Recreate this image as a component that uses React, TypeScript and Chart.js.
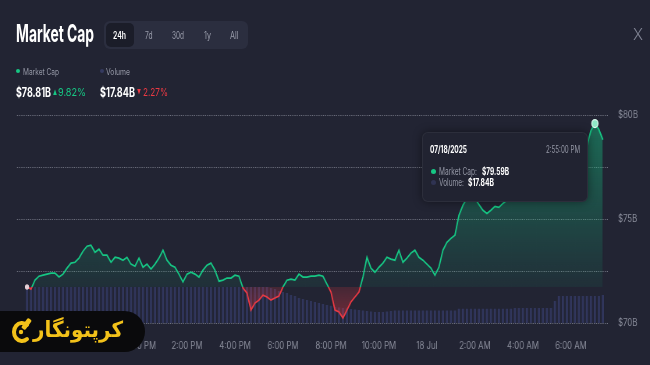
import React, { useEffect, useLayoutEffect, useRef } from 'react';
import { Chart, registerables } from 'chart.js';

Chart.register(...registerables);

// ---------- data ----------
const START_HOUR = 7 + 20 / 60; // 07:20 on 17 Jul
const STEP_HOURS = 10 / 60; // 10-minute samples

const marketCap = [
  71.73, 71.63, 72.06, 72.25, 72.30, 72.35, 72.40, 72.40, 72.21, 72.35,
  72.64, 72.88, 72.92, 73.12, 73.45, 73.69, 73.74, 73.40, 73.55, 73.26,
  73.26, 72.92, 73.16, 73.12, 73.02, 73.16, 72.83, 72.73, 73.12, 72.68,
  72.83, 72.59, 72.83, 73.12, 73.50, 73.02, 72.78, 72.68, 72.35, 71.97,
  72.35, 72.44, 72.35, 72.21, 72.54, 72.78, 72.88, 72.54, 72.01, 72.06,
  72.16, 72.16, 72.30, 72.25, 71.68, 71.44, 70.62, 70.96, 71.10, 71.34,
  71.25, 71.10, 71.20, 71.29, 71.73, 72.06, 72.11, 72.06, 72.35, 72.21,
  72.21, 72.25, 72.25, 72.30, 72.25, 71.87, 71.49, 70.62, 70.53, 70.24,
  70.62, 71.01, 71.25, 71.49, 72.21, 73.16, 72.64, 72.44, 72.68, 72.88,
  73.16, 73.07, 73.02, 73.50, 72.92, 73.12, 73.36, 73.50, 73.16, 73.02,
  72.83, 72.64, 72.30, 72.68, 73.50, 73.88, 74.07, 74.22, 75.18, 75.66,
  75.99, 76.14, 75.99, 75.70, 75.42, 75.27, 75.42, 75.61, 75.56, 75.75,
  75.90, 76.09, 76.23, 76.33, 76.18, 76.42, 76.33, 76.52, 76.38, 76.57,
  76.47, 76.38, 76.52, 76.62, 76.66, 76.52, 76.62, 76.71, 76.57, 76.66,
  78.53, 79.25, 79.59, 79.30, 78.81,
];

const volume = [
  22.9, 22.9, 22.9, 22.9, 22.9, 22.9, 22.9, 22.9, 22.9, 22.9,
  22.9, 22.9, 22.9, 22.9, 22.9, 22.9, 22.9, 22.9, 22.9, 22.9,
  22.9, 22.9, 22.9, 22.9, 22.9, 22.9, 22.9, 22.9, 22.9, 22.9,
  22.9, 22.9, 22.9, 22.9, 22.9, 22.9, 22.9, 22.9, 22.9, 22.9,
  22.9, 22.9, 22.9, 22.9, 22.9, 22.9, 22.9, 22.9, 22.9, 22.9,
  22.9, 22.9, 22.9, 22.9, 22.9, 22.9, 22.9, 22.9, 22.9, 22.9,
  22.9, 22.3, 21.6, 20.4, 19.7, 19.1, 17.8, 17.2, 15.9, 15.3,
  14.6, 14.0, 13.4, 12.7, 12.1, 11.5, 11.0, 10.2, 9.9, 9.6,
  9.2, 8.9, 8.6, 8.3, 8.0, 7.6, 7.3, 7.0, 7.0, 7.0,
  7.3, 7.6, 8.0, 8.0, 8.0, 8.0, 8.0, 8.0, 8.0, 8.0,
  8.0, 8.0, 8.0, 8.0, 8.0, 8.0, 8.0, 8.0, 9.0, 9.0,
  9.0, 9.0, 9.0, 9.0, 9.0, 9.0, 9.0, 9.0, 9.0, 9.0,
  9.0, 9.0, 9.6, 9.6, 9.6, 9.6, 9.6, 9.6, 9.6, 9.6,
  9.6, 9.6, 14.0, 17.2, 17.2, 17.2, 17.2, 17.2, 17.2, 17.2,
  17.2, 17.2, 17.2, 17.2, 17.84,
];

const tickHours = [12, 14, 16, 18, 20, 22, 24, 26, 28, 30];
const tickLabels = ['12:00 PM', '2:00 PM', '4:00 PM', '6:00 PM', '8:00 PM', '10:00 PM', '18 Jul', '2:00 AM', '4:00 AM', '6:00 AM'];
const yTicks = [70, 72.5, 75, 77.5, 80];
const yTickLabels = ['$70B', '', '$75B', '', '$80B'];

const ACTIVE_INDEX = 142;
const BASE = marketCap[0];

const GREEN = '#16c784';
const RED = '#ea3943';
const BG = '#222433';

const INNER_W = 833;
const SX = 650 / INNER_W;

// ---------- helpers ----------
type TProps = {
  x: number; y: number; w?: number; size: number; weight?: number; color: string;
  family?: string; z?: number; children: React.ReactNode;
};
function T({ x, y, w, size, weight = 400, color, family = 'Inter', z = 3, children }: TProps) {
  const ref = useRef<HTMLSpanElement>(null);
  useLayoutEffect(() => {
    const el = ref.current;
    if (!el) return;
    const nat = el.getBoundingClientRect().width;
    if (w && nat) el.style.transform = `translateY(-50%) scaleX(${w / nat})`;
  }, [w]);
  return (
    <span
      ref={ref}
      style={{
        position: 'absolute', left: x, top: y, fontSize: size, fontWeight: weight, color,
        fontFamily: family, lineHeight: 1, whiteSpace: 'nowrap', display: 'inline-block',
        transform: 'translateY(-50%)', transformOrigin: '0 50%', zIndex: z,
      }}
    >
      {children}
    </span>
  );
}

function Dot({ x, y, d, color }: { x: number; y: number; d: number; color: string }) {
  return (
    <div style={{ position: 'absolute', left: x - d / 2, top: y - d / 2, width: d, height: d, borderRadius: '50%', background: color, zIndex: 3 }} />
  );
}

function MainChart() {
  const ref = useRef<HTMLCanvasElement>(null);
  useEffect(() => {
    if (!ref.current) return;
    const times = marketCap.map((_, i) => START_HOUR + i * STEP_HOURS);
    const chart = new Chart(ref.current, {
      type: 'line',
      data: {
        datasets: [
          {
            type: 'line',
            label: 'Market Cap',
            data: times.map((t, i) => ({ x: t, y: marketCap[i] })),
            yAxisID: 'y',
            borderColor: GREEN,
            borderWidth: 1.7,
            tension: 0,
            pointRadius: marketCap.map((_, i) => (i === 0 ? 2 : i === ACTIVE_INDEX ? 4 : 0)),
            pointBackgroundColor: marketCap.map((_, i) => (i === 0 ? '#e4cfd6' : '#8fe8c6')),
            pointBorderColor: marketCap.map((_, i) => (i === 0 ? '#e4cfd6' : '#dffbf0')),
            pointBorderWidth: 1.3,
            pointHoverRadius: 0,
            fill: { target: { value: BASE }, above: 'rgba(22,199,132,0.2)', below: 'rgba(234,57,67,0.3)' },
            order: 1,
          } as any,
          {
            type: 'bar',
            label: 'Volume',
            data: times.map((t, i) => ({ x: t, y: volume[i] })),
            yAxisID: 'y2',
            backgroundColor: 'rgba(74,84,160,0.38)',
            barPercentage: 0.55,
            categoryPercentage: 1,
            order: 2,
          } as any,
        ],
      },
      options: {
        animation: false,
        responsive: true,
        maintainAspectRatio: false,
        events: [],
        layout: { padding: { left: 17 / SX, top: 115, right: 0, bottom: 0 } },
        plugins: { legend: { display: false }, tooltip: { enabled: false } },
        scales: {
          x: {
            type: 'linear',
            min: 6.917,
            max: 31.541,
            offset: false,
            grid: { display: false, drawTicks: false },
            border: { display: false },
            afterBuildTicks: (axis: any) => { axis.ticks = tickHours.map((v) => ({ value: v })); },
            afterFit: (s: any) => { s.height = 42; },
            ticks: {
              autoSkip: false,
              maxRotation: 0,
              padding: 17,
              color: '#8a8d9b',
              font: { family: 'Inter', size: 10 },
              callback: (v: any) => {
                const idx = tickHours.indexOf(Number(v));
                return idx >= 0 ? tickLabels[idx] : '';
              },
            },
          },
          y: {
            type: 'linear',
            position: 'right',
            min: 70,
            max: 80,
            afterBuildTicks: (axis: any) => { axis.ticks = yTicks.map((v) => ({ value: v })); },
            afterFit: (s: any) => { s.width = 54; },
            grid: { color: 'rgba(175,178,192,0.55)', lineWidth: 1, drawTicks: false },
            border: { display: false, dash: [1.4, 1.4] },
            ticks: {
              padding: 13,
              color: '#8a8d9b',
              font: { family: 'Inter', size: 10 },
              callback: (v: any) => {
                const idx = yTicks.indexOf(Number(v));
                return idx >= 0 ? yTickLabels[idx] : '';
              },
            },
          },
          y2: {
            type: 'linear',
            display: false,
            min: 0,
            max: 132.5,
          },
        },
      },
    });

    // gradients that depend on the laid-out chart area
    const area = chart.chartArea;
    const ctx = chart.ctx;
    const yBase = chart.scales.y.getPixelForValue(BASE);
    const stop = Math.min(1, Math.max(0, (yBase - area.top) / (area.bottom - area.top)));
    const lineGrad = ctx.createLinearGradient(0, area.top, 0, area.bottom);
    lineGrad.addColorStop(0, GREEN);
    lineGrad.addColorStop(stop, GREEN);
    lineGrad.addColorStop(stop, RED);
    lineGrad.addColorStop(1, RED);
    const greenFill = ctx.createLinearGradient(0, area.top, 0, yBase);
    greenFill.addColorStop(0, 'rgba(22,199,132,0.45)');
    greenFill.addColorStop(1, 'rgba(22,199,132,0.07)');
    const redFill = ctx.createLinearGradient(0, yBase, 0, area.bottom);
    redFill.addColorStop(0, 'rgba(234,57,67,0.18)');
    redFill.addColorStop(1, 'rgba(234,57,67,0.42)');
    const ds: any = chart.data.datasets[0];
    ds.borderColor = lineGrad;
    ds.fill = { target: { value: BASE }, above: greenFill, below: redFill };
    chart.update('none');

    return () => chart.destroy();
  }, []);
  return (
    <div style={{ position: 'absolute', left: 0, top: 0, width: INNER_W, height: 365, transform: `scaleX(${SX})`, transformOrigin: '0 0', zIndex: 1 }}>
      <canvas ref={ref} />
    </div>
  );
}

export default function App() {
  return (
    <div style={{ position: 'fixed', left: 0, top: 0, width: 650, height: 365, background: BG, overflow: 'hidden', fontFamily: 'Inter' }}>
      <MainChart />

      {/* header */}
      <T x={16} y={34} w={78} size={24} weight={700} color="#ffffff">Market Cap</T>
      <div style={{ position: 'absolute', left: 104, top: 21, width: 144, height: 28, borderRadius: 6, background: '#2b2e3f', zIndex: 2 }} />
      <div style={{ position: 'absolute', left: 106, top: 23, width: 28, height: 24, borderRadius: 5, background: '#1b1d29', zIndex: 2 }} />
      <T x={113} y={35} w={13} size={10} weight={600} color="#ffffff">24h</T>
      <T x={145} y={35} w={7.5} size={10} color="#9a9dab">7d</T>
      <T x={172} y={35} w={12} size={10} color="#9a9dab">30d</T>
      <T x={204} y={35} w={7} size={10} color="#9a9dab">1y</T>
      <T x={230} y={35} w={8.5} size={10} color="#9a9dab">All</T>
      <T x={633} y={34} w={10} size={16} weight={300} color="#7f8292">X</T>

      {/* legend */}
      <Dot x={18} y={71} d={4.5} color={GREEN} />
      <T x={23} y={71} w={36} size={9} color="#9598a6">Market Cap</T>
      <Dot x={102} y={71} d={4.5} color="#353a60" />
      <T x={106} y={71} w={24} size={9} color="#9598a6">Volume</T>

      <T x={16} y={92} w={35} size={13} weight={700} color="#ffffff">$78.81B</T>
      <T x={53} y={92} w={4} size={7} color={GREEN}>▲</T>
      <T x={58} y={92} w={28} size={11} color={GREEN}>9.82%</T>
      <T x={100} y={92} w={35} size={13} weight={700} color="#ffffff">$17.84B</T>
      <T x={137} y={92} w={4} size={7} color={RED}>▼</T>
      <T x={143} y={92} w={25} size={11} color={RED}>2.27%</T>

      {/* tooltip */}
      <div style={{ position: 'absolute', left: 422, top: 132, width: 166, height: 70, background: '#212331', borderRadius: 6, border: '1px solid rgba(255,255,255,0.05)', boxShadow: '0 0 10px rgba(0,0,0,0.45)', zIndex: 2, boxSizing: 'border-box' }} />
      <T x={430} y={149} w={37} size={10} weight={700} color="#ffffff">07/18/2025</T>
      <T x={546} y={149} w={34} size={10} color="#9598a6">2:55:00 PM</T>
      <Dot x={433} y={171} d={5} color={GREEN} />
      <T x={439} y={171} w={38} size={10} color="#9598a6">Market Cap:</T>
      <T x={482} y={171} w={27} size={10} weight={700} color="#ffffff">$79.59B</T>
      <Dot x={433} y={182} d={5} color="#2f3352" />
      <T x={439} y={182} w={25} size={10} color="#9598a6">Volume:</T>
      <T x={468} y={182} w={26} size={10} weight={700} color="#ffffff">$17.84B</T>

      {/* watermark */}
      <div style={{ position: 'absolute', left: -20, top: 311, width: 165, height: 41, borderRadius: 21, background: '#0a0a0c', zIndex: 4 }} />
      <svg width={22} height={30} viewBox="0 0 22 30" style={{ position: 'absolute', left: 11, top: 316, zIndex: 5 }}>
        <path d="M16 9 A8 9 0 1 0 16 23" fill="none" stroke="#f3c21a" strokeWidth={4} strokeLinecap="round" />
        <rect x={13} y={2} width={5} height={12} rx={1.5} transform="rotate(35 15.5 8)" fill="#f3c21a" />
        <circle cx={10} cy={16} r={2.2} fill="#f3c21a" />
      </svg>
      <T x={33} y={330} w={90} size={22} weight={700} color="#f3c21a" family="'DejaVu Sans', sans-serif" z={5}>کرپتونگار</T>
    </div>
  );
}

*REQUIRED WORK:*
Leave out the pictures. Transcribe only the lines above, from the first through the one that contains "const STEP_HOURS = 10".

*TASK SOLUTION:*
Recreate this image as a component that uses React, TypeScript and Chart.js.
import React, { useEffect, useLayoutEffect, useRef } from 'react';
import { Chart, registerables } from 'chart.js';

Chart.register(...registerables);

// ---------- data ----------
const START_HOUR = 7 + 20 / 60; // 07:20 on 17 Jul
const STEP_HOURS = 10 / 60; // 10-minute samples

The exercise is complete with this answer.